[Dataset section]:
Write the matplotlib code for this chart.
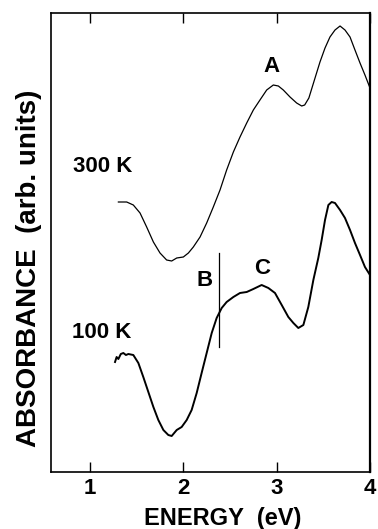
import matplotlib
matplotlib.use("Agg")
import matplotlib.pyplot as plt

plt.rcParams['font.family'] = ['Liberation Sans', 'DejaVu Sans']
plt.rcParams['font.weight'] = 'bold'

# --- data (energy in eV, absorbance in arb. units) ---
e_300 = [1.304, 1.393, 1.464, 1.536, 1.607, 1.679, 1.75, 1.821, 1.875, 1.929,
         2.0, 2.054, 2.107, 2.179, 2.25, 2.321, 2.393, 2.464, 2.536, 2.607,
         2.679, 2.75, 2.821, 2.893, 2.964, 3.018, 3.071, 3.143, 3.214, 3.268,
         3.30, 3.345, 3.411, 3.464, 3.518, 3.571, 3.625, 3.679, 3.732, 3.786,
         3.839, 3.893, 3.946, 4.0]
a_300 = [2.70, 2.70, 2.67, 2.59, 2.45, 2.30, 2.19, 2.12, 2.11, 2.14,
         2.15, 2.19, 2.25, 2.35, 2.49, 2.65, 2.82, 3.02, 3.20, 3.35,
         3.49, 3.62, 3.72, 3.82, 3.87, 3.86, 3.82, 3.75, 3.69, 3.66,
         3.67, 3.74, 3.94, 4.10, 4.24, 4.35, 4.42, 4.46, 4.42, 4.35,
         4.22, 4.09, 3.97, 3.84]

e_100 = [1.268, 1.285, 1.304, 1.33, 1.357, 1.385, 1.411, 1.464, 1.518, 1.571,
         1.625, 1.679, 1.732, 1.786, 1.839, 1.875, 1.929, 1.982, 2.036, 2.089,
         2.143, 2.196, 2.25, 2.304, 2.357, 2.411, 2.464, 2.536, 2.607, 2.679,
         2.75, 2.839, 2.911, 2.982, 3.054, 3.125, 3.179, 3.232, 3.286, 3.339,
         3.393, 3.446, 3.482, 3.518, 3.554, 3.589, 3.625, 3.679, 3.732, 3.786,
         3.839, 3.893, 3.946, 4.0]
a_100 = [1.10, 1.15, 1.13, 1.18, 1.19, 1.17, 1.18, 1.17, 1.09, 0.95,
         0.80, 0.65, 0.52, 0.42, 0.37, 0.36, 0.42, 0.45, 0.52, 0.62,
         0.79, 0.99, 1.19, 1.39, 1.54, 1.64, 1.70, 1.75, 1.79, 1.80,
         1.83, 1.87, 1.84, 1.79, 1.67, 1.55, 1.49, 1.44, 1.47, 1.65,
         1.92, 2.14, 2.32, 2.52, 2.67, 2.70, 2.69, 2.62, 2.54, 2.42,
         2.29, 2.17, 2.05, 1.97]

b_energy = 2.386
b_range = [1.25, 2.19]

labels = [("A", 2.945, 4.00), ("300 K", 1.134, 3.00), ("B", 2.232, 1.86),
          ("C", 2.843, 1.98), ("100 K", 1.123, 1.34)]

fig = plt.figure(figsize=(3.78, 5.29), dpi=100)
ax = fig.add_axes([51 / 378, 57 / 529, 319 / 378, 459 / 529])

ax.plot(e_300, a_300, color='black', lw=0.9)
ax.plot(e_100, a_100, color='black', lw=1.4)
ax.plot([b_energy, b_energy], b_range, color='black', lw=0.9)

for txt, x, y in labels:
    ax.text(x, y, txt, ha='center', va='baseline', fontsize=16, fontweight='bold')

ax.set_xlim(0.582, 4.0)
ax.set_ylim(0, 4.59)
ax.set_xticks([1, 2, 3, 4])
ax.set_yticks([])
ax.tick_params(axis='x', direction='in', length=7.5, width=1.0, top=True,
               labelsize=16, pad=4)
for lab in ax.get_xticklabels():
    lab.set_fontweight('bold')
for sp in ax.spines.values():
    sp.set_linewidth(1.2)
ax.spines['right'].set_linewidth(1.6)

fig.text(223 / 378, 1 - 518.7 / 529, "ENERGY  (eV)", ha='center', va='center',
         fontsize=17, fontweight='bold')
fig.text(29 / 378, 1 - 268.5 / 529, "ABSORBANCE  (arb. units)", ha='center',
         va='center', rotation=90, fontsize=20, fontweight='bold')

fig.savefig("out.png", dpi=100)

[Exercise directions]:
Using the listing, collect all lines in which the string "matplotlib" is found.

[Solution below]:
Write the matplotlib code for this chart.
import matplotlib
matplotlib.use("Agg")
import matplotlib.pyplot as plt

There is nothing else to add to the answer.